EXERCISE INSTRUCTIONS: Repeat every line exactly, keeping the pictures out of the copy.

DATASET CONTENT:
-------------------------

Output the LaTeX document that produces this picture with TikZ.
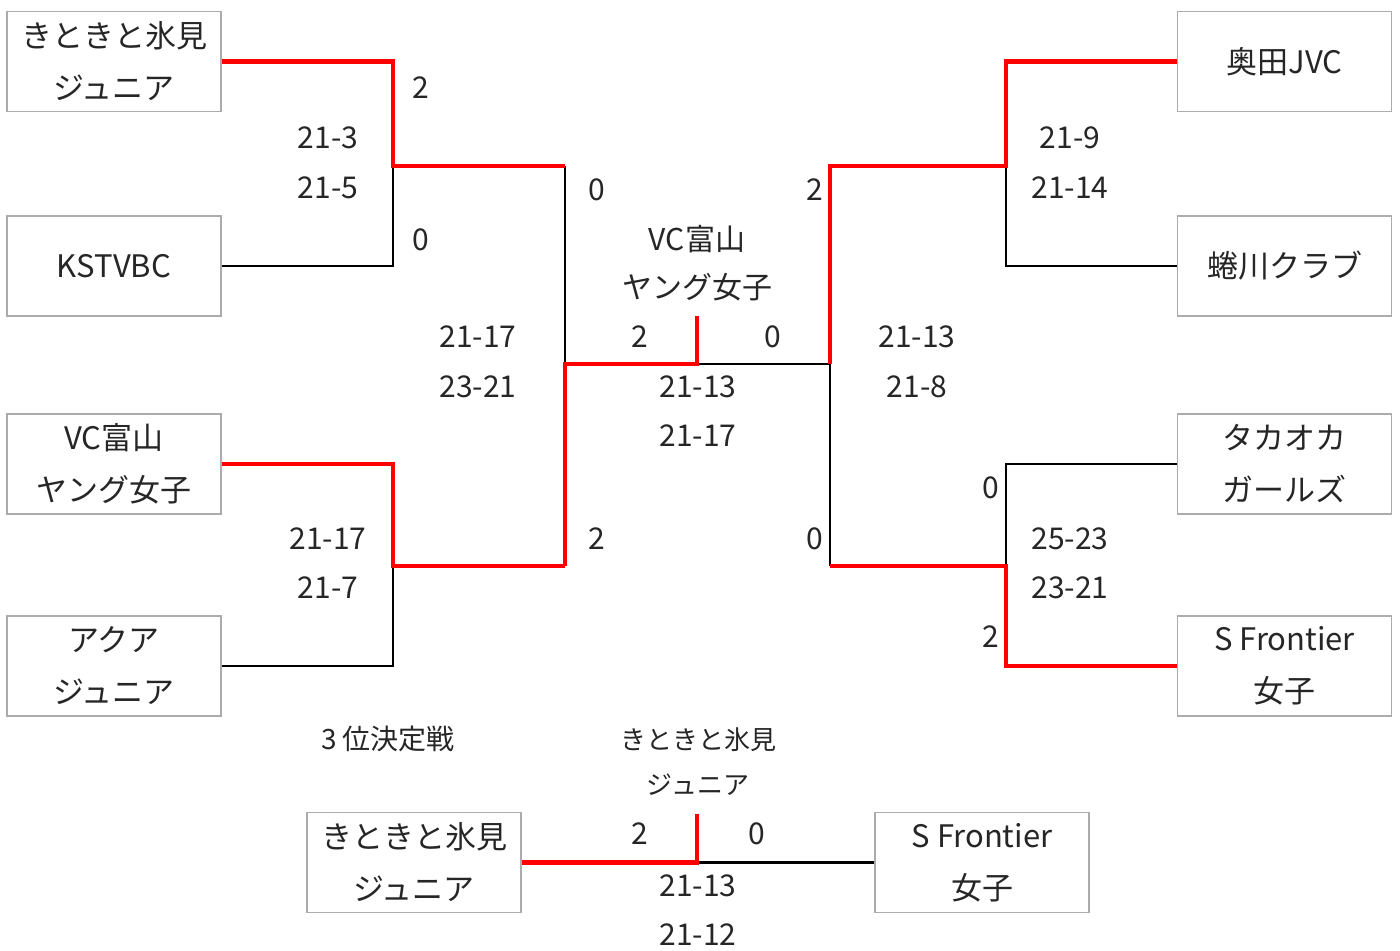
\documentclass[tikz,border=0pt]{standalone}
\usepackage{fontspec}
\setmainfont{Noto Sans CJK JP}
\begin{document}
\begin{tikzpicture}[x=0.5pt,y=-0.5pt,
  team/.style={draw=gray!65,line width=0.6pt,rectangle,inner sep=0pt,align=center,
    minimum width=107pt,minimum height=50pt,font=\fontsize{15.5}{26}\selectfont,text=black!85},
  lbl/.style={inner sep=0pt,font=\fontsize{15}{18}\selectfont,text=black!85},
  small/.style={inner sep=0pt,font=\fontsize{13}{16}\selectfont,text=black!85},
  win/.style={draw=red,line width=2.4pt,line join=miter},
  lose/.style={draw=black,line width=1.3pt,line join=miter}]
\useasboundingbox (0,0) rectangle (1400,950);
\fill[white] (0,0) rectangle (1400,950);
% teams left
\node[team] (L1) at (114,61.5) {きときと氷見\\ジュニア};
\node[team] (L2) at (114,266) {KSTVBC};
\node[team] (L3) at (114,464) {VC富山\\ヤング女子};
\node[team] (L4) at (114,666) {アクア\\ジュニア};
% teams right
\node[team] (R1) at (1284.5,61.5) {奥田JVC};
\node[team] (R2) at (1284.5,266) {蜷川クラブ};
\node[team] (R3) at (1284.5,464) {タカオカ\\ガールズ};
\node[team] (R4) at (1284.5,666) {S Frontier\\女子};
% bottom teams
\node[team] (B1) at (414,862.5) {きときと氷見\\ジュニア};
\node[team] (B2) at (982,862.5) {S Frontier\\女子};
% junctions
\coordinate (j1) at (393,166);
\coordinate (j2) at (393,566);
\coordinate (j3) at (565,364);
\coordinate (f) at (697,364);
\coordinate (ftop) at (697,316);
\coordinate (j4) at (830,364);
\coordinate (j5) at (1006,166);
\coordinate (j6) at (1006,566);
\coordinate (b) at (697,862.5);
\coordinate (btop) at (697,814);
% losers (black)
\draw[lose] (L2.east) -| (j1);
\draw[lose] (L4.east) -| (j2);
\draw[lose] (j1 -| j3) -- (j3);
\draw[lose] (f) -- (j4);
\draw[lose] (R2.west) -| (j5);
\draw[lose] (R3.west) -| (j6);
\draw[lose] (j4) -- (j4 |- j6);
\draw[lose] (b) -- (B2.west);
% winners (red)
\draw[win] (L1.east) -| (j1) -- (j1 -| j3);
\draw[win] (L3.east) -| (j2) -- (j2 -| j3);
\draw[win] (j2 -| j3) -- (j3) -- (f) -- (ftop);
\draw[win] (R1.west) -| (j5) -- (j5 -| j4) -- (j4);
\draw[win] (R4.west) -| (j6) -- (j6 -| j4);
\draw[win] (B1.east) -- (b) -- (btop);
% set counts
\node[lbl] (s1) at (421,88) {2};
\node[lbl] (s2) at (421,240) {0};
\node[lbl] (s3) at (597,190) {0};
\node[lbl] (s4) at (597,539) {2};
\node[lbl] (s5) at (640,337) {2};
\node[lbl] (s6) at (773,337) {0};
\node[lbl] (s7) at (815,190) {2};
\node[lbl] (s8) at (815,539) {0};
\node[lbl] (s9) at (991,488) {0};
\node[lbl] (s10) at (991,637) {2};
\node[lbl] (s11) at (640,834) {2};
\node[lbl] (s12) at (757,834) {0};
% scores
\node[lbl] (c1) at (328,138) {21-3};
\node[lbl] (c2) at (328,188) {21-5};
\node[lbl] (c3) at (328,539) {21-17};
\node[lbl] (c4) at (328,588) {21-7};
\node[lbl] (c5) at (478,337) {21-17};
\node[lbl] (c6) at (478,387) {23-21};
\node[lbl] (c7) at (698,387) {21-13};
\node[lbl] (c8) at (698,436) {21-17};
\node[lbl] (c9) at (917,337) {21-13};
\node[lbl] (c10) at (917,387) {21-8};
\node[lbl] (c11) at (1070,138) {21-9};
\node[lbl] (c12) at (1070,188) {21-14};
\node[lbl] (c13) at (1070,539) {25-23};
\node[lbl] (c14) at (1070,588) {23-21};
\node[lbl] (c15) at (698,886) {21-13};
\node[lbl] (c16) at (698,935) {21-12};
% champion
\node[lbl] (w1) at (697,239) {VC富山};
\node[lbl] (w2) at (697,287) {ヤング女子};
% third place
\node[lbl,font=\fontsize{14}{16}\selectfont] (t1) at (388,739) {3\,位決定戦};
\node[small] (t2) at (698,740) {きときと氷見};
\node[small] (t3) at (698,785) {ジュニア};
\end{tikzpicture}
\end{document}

-------------------------

TASK SOLUTION:
Output the LaTeX document that produces this picture with TikZ.
\documentclass[tikz,border=0pt]{standalone}
\usepackage{fontspec}
\setmainfont{Noto Sans CJK JP}
\begin{document}
\begin{tikzpicture}[x=0.5pt,y=-0.5pt,
  team/.style={draw=gray!65,line width=0.6pt,rectangle,inner sep=0pt,align=center,
    minimum width=107pt,minimum height=50pt,font=\fontsize{15.5}{26}\selectfont,text=black!85},
  lbl/.style={inner sep=0pt,font=\fontsize{15}{18}\selectfont,text=black!85},
  small/.style={inner sep=0pt,font=\fontsize{13}{16}\selectfont,text=black!85},
  win/.style={draw=red,line width=2.4pt,line join=miter},
  lose/.style={draw=black,line width=1.3pt,line join=miter}]
\useasboundingbox (0,0) rectangle (1400,950);
\fill[white] (0,0) rectangle (1400,950);
% teams left
\node[team] (L1) at (114,61.5) {きときと氷見\\ジュニア};
\node[team] (L2) at (114,266) {KSTVBC};
\node[team] (L3) at (114,464) {VC富山\\ヤング女子};
\node[team] (L4) at (114,666) {アクア\\ジュニア};
% teams right
\node[team] (R1) at (1284.5,61.5) {奥田JVC};
\node[team] (R2) at (1284.5,266) {蜷川クラブ};
\node[team] (R3) at (1284.5,464) {タカオカ\\ガールズ};
\node[team] (R4) at (1284.5,666) {S Frontier\\女子};
% bottom teams
\node[team] (B1) at (414,862.5) {きときと氷見\\ジュニア};
\node[team] (B2) at (982,862.5) {S Frontier\\女子};
% junctions
\coordinate (j1) at (393,166);
\coordinate (j2) at (393,566);
\coordinate (j3) at (565,364);
\coordinate (f) at (697,364);
\coordinate (ftop) at (697,316);
\coordinate (j4) at (830,364);
\coordinate (j5) at (1006,166);
\coordinate (j6) at (1006,566);
\coordinate (b) at (697,862.5);
\coordinate (btop) at (697,814);
% losers (black)
\draw[lose] (L2.east) -| (j1);
\draw[lose] (L4.east) -| (j2);
\draw[lose] (j1 -| j3) -- (j3);
\draw[lose] (f) -- (j4);
\draw[lose] (R2.west) -| (j5);
\draw[lose] (R3.west) -| (j6);
\draw[lose] (j4) -- (j4 |- j6);
\draw[lose] (b) -- (B2.west);
% winners (red)
\draw[win] (L1.east) -| (j1) -- (j1 -| j3);
\draw[win] (L3.east) -| (j2) -- (j2 -| j3);
\draw[win] (j2 -| j3) -- (j3) -- (f) -- (ftop);
\draw[win] (R1.west) -| (j5) -- (j5 -| j4) -- (j4);
\draw[win] (R4.west) -| (j6) -- (j6 -| j4);
\draw[win] (B1.east) -- (b) -- (btop);
% set counts
\node[lbl] (s1) at (421,88) {2};
\node[lbl] (s2) at (421,240) {0};
\node[lbl] (s3) at (597,190) {0};
\node[lbl] (s4) at (597,539) {2};
\node[lbl] (s5) at (640,337) {2};
\node[lbl] (s6) at (773,337) {0};
\node[lbl] (s7) at (815,190) {2};
\node[lbl] (s8) at (815,539) {0};
\node[lbl] (s9) at (991,488) {0};
\node[lbl] (s10) at (991,637) {2};
\node[lbl] (s11) at (640,834) {2};
\node[lbl] (s12) at (757,834) {0};
% scores
\node[lbl] (c1) at (328,138) {21-3};
\node[lbl] (c2) at (328,188) {21-5};
\node[lbl] (c3) at (328,539) {21-17};
\node[lbl] (c4) at (328,588) {21-7};
\node[lbl] (c5) at (478,337) {21-17};
\node[lbl] (c6) at (478,387) {23-21};
\node[lbl] (c7) at (698,387) {21-13};
\node[lbl] (c8) at (698,436) {21-17};
\node[lbl] (c9) at (917,337) {21-13};
\node[lbl] (c10) at (917,387) {21-8};
\node[lbl] (c11) at (1070,138) {21-9};
\node[lbl] (c12) at (1070,188) {21-14};
\node[lbl] (c13) at (1070,539) {25-23};
\node[lbl] (c14) at (1070,588) {23-21};
\node[lbl] (c15) at (698,886) {21-13};
\node[lbl] (c16) at (698,935) {21-12};
% champion
\node[lbl] (w1) at (697,239) {VC富山};
\node[lbl] (w2) at (697,287) {ヤング女子};
% third place
\node[lbl,font=\fontsize{14}{16}\selectfont] (t1) at (388,739) {3\,位決定戦};
\node[small] (t2) at (698,740) {きときと氷見};
\node[small] (t3) at (698,785) {ジュニア};
\end{tikzpicture}
\end{document}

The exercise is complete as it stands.